*REQUIREMENTS:*
The line holding "from matplotlib.ticker import FuncFormatter" is the last one to output; start at the first line of the data, keep every line in between exactly, and leave out pictures.
========================================================================
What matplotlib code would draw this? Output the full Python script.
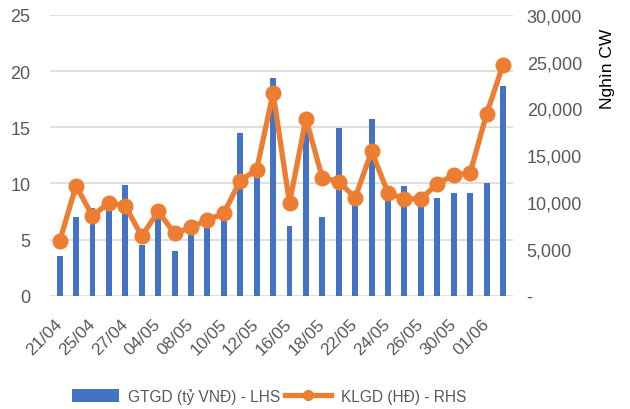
import numpy as np
import matplotlib.pyplot as plt
from matplotlib.lines import Line2D
from matplotlib.ticker import FuncFormatter

plt.rcParams['font.family'] = ['Liberation Sans', 'DejaVu Sans']

dates = ['21/04', '24/04', '25/04', '26/04', '27/04', '28/04', '04/05', '05/05',
         '08/05', '09/05', '10/05', '11/05', '12/05', '15/05', '16/05', '17/05',
         '18/05', '19/05', '22/05', '23/05', '24/05', '25/05', '26/05', '29/05',
         '30/05', '31/05', '01/06', '02/06']
gtgd = [3.5, 7.0, 7.8, 7.8, 9.9, 4.5, 7.0, 4.0, 5.8, 6.3, 6.9, 14.5, 11.0, 19.4,
        6.2, 15.5, 7.0, 14.9, 8.8, 15.7, 9.5, 9.8, 9.2, 8.7, 9.1, 9.1, 10.0, 18.7]
klgd = [5800, 11750, 8500, 9950, 9600, 6350, 9000, 6650, 7300, 8100, 8800, 12300,
        13450, 21650, 9900, 18900, 12600, 12200, 10450, 15450, 10950, 10350, 10350,
        11950, 12900, 13100, 19400, 24650]

blue = '#4472C4'
orange = '#ED7D31'
grey = '#595959'

fig = plt.figure(figsize=(6.3, 4.1), dpi=100)
ax = fig.add_axes([0.079, 0.2763, 0.735, 0.685])
ax2 = ax.twinx()

x = np.arange(len(dates))
bars = ax.bar(x, gtgd, width=0.36, color=blue, zorder=2)
ax2.plot(x, klgd, color=orange, lw=3.8, marker='o', ms=10.5, zorder=3)

ax.set_ylim(0, 25)
ax.set_yticks(range(0, 26, 5))
ax2.set_ylim(0, 30000)
ax2.set_yticks(range(0, 30001, 5000))
ax2.yaxis.set_major_formatter(FuncFormatter(lambda v, p: '-' if v == 0 else f'{int(v):,}'))
ax.set_xlim(-0.6, len(dates) - 0.4)

ax.grid(axis='y', color='#D9D9D9', lw=1.2, zorder=0)
ax.set_axisbelow(True)
for a in (ax, ax2):
    for s in a.spines.values():
        s.set_visible(False)
    a.tick_params(length=0, labelsize=13, colors=grey)

ax.set_xticks(x[::2])
ax.set_xticklabels(dates[::2], rotation=45, ha='right', va='center',
                   rotation_mode='anchor', fontsize=12.5)
ax.tick_params(axis='x', pad=18)
ax.tick_params(axis='y', pad=14)
ax2.tick_params(axis='y', pad=10)
ax2.set_ylabel('Nghìn CW', fontsize=12.5, color='black', va='center')
ax2.yaxis.set_label_coords(1.204, 0.811)

line_handle = Line2D([], [], color=orange, lw=3.8, marker='o', ms=7)
fig.legend([bars, line_handle], ['GTGD (tỷ VNĐ) - LHS', 'KLGD (HĐ) - RHS'],
           loc='center', bbox_to_anchor=(0.427, 0.032), ncol=2, frameon=False,
           fontsize=11.2, handlelength=3.0, handleheight=0.9, columnspacing=0.3,
           handletextpad=0.6, labelcolor=grey)

fig.savefig('out.png', dpi=100)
========================================================================
*TASK SOLUTION:*
What matplotlib code would draw this? Output the full Python script.
import numpy as np
import matplotlib.pyplot as plt
from matplotlib.lines import Line2D
from matplotlib.ticker import FuncFormatter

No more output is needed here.